The difference between telling and being understood

Vj always says that we are lucky.  We each grew up speaking different languages in the home.  The lucky part of that is that we know that we speak different languages and therefore have to give a little extra effort at being understood.

We all speak different languages; men and women, different communities, individual families.  It doesn’t matter if you grew up next door to someone, the language patterns and habit will be subtly but hugely different.

When we think that we speak the same language, we can get caught in a trap of thinking that we are understood because we have explained ourselves.

In reality, we often are still misunderstood even if the words that I have said are also coming out of your mouth, you may still not get my meaning.

Words are very powerful.  They shape our reality.  They push our buttons and they draw pictures in our imagination.  A subtle shift in word use can alter the course of a relationship.

Vj and I catch ourselves all the time, I’ll say one thing that has an entirely different meaning to him.  Fortunately, we have the luxury of knowing that we come from vastly different backgrounds so it makes things easier to spot.

Your Assignment: The next time you think that you know that someone understands you, check in and ask them what they think that you mean.  Sometimes defining a word can be tedious, but very rewarding!

Comments

2 Responses to “The difference between telling and being understood”
  1. Lesli Doares says:

    Thank you for this.
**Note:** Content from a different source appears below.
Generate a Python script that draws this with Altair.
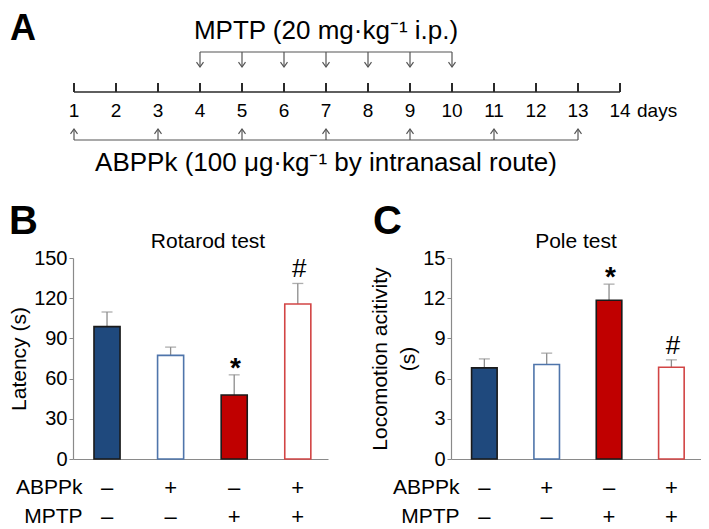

If more people understood that the same words don’t always mean the same thing to the other person we’d be a lot better off. Assuming what someone else means is a recipe for disaster and disconnection. A useful example I once learned involved putting the emphasis on each word in the following sentence. See how the meaning changes: I didn’t say I gave her presents. Just because we speak the same language, doesn’t mean we “speak the same language”.

  2. So true! We all assign our own meanings to what has been said based on our past experiences. Not only that, but the tonality and body language that accompany them are vitally important too – usually more important than what was actually said.